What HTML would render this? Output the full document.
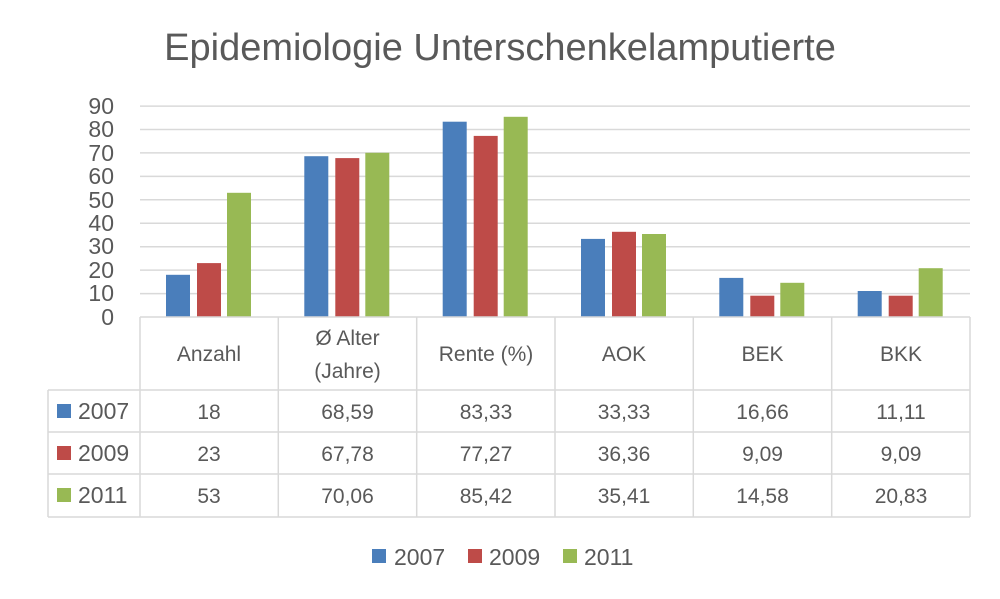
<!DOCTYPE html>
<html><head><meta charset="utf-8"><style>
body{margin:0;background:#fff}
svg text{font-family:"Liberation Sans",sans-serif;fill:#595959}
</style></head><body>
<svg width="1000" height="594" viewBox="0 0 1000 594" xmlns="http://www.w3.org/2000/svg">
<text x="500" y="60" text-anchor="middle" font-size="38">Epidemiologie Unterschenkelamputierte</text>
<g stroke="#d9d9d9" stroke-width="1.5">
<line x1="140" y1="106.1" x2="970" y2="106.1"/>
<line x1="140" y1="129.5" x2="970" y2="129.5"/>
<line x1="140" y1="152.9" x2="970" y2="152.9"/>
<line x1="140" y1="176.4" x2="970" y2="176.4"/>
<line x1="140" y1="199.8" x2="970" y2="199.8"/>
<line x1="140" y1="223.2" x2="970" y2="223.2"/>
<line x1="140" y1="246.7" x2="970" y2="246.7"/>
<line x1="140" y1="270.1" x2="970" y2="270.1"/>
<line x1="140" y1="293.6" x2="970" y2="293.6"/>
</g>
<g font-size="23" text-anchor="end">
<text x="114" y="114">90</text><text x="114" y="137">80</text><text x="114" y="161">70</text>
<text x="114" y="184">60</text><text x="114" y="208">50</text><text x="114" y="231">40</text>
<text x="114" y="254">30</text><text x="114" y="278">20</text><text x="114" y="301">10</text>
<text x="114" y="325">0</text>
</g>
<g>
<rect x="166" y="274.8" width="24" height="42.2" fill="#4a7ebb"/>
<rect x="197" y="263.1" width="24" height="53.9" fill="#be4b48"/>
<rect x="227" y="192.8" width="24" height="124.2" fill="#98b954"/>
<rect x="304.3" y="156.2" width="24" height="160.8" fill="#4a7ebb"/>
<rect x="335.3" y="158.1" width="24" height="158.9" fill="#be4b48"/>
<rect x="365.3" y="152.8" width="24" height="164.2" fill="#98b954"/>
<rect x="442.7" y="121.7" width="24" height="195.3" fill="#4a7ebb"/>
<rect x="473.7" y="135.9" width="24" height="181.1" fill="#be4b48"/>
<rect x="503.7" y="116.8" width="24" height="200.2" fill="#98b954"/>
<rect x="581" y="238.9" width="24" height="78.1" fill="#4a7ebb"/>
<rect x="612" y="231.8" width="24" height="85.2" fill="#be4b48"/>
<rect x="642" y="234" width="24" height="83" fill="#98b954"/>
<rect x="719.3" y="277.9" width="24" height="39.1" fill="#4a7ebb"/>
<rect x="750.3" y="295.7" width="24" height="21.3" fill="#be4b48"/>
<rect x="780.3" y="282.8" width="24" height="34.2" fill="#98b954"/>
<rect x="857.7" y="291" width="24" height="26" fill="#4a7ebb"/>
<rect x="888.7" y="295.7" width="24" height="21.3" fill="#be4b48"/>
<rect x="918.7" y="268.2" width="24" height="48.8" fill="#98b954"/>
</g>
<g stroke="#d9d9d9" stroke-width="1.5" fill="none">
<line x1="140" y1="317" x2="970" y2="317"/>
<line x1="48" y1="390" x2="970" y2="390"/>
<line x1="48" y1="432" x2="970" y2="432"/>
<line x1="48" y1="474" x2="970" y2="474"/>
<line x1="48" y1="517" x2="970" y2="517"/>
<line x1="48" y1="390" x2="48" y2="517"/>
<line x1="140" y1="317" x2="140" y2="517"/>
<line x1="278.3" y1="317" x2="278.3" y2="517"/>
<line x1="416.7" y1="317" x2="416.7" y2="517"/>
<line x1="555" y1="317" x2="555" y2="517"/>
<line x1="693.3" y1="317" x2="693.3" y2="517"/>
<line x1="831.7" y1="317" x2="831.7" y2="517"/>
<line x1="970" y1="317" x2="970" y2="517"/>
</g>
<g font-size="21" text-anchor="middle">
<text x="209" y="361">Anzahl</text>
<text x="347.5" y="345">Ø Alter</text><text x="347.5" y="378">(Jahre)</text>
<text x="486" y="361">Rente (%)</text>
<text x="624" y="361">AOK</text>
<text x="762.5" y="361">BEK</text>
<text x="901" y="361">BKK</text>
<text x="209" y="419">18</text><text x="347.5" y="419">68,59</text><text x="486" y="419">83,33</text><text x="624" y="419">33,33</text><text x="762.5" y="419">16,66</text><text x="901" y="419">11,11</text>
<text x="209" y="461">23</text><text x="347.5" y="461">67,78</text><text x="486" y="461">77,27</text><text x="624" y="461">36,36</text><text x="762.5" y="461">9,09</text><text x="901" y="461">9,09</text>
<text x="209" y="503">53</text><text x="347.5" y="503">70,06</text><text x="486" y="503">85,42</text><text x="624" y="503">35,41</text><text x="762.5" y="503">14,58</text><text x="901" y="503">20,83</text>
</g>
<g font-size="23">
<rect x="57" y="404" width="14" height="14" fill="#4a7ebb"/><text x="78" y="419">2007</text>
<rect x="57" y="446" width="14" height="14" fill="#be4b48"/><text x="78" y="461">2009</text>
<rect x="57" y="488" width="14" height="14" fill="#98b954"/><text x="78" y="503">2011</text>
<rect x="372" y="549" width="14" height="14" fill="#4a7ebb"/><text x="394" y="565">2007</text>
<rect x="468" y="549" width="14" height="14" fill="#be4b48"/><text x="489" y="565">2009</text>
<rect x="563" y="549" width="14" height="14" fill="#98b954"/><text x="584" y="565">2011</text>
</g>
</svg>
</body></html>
■ ■ ■ ■
Copy the material exactly. Do not include the pictures.

What HTML would render this? Output the full document.
<!DOCTYPE html>
<html><head><meta charset="utf-8"><style>
body{margin:0;background:#fff}
svg text{font-family:"Liberation Sans",sans-serif;fill:#595959}
</style></head><body>
<svg width="1000" height="594" viewBox="0 0 1000 594" xmlns="http://www.w3.org/2000/svg">
<text x="500" y="60" text-anchor="middle" font-size="38">Epidemiologie Unterschenkelamputierte</text>
<g stroke="#d9d9d9" stroke-width="1.5">
<line x1="140" y1="106.1" x2="970" y2="106.1"/>
<line x1="140" y1="129.5" x2="970" y2="129.5"/>
<line x1="140" y1="152.9" x2="970" y2="152.9"/>
<line x1="140" y1="176.4" x2="970" y2="176.4"/>
<line x1="140" y1="199.8" x2="970" y2="199.8"/>
<line x1="140" y1="223.2" x2="970" y2="223.2"/>
<line x1="140" y1="246.7" x2="970" y2="246.7"/>
<line x1="140" y1="270.1" x2="970" y2="270.1"/>
<line x1="140" y1="293.6" x2="970" y2="293.6"/>
</g>
<g font-size="23" text-anchor="end">
<text x="114" y="114">90</text><text x="114" y="137">80</text><text x="114" y="161">70</text>
<text x="114" y="184">60</text><text x="114" y="208">50</text><text x="114" y="231">40</text>
<text x="114" y="254">30</text><text x="114" y="278">20</text><text x="114" y="301">10</text>
<text x="114" y="325">0</text>
</g>
<g>
<rect x="166" y="274.8" width="24" height="42.2" fill="#4a7ebb"/>
<rect x="197" y="263.1" width="24" height="53.9" fill="#be4b48"/>
<rect x="227" y="192.8" width="24" height="124.2" fill="#98b954"/>
<rect x="304.3" y="156.2" width="24" height="160.8" fill="#4a7ebb"/>
<rect x="335.3" y="158.1" width="24" height="158.9" fill="#be4b48"/>
<rect x="365.3" y="152.8" width="24" height="164.2" fill="#98b954"/>
<rect x="442.7" y="121.7" width="24" height="195.3" fill="#4a7ebb"/>
<rect x="473.7" y="135.9" width="24" height="181.1" fill="#be4b48"/>
<rect x="503.7" y="116.8" width="24" height="200.2" fill="#98b954"/>
<rect x="581" y="238.9" width="24" height="78.1" fill="#4a7ebb"/>
<rect x="612" y="231.8" width="24" height="85.2" fill="#be4b48"/>
<rect x="642" y="234" width="24" height="83" fill="#98b954"/>
<rect x="719.3" y="277.9" width="24" height="39.1" fill="#4a7ebb"/>
<rect x="750.3" y="295.7" width="24" height="21.3" fill="#be4b48"/>
<rect x="780.3" y="282.8" width="24" height="34.2" fill="#98b954"/>
<rect x="857.7" y="291" width="24" height="26" fill="#4a7ebb"/>
<rect x="888.7" y="295.7" width="24" height="21.3" fill="#be4b48"/>
<rect x="918.7" y="268.2" width="24" height="48.8" fill="#98b954"/>
</g>
<g stroke="#d9d9d9" stroke-width="1.5" fill="none">
<line x1="140" y1="317" x2="970" y2="317"/>
<line x1="48" y1="390" x2="970" y2="390"/>
<line x1="48" y1="432" x2="970" y2="432"/>
<line x1="48" y1="474" x2="970" y2="474"/>
<line x1="48" y1="517" x2="970" y2="517"/>
<line x1="48" y1="390" x2="48" y2="517"/>
<line x1="140" y1="317" x2="140" y2="517"/>
<line x1="278.3" y1="317" x2="278.3" y2="517"/>
<line x1="416.7" y1="317" x2="416.7" y2="517"/>
<line x1="555" y1="317" x2="555" y2="517"/>
<line x1="693.3" y1="317" x2="693.3" y2="517"/>
<line x1="831.7" y1="317" x2="831.7" y2="517"/>
<line x1="970" y1="317" x2="970" y2="517"/>
</g>
<g font-size="21" text-anchor="middle">
<text x="209" y="361">Anzahl</text>
<text x="347.5" y="345">Ø Alter</text><text x="347.5" y="378">(Jahre)</text>
<text x="486" y="361">Rente (%)</text>
<text x="624" y="361">AOK</text>
<text x="762.5" y="361">BEK</text>
<text x="901" y="361">BKK</text>
<text x="209" y="419">18</text><text x="347.5" y="419">68,59</text><text x="486" y="419">83,33</text><text x="624" y="419">33,33</text><text x="762.5" y="419">16,66</text><text x="901" y="419">11,11</text>
<text x="209" y="461">23</text><text x="347.5" y="461">67,78</text><text x="486" y="461">77,27</text><text x="624" y="461">36,36</text><text x="762.5" y="461">9,09</text><text x="901" y="461">9,09</text>
<text x="209" y="503">53</text><text x="347.5" y="503">70,06</text><text x="486" y="503">85,42</text><text x="624" y="503">35,41</text><text x="762.5" y="503">14,58</text><text x="901" y="503">20,83</text>
</g>
<g font-size="23">
<rect x="57" y="404" width="14" height="14" fill="#4a7ebb"/><text x="78" y="419">2007</text>
<rect x="57" y="446" width="14" height="14" fill="#be4b48"/><text x="78" y="461">2009</text>
<rect x="57" y="488" width="14" height="14" fill="#98b954"/><text x="78" y="503">2011</text>
<rect x="372" y="549" width="14" height="14" fill="#4a7ebb"/><text x="394" y="565">2007</text>
<rect x="468" y="549" width="14" height="14" fill="#be4b48"/><text x="489" y="565">2009</text>
<rect x="563" y="549" width="14" height="14" fill="#98b954"/><text x="584" y="565">2011</text>
</g>
</svg>
</body></html>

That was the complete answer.